Most founders (like myself) didn’t have the basic “startup skills” required of them, Design Thinking, Idea Validation and Agile were a buzzword to most at best.

The Workshops

I produced my first workshop applying the same Lean Startup methodologies I was teaching. Make an assumption about the customer and their problems, test it with an experiment, measure the results and adjust accordingly.

Fortunately, it worked. Though not all of it has worked, it has worked enough for me to make a bit of living ever since. And now I’m doing public workshops for founders, private workshops for corporate, among other things.

Freelancing

Since then, I’ve been doing various kinds of work in teaching and advocating entrepreneurship and innovation in both public and private workshops, for private and government employees, for teachers and college students and of course, to the new and aspiring founders.

I teach it, sell it, produce it, create content for others to deliver and deliver content that others have created.
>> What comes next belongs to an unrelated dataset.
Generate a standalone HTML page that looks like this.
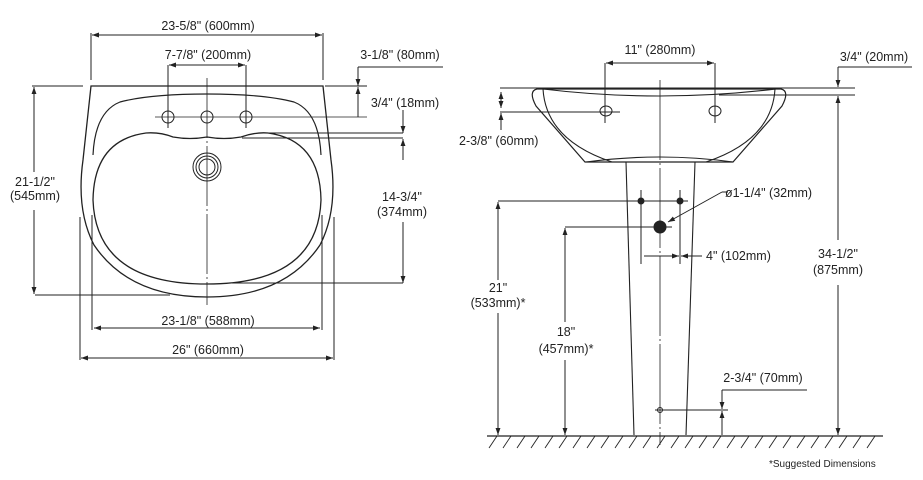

It’s been a constant struggle and I’ve had a lot of doubters and self-doubt, lots of ups and downs but we’re here now.

Startup PH Training as a Startup

And now it’s time to step on the gas and grow the impact to even more people.

If more people began projects and startups with empathy, if more people knew how to fail fast, then I would have made my little dent in the universe.

We don’t have a grand solution idea yet (as it should be) but we have a problem worth solving, customers who have paid and users we want to help. Moving forward we want to practice what we preach and move from a freelancer to a learning startup, to a sustainable and scalable company.

So here we go. And if you’re reading all the way to this point, I look forward to updating you in our journey.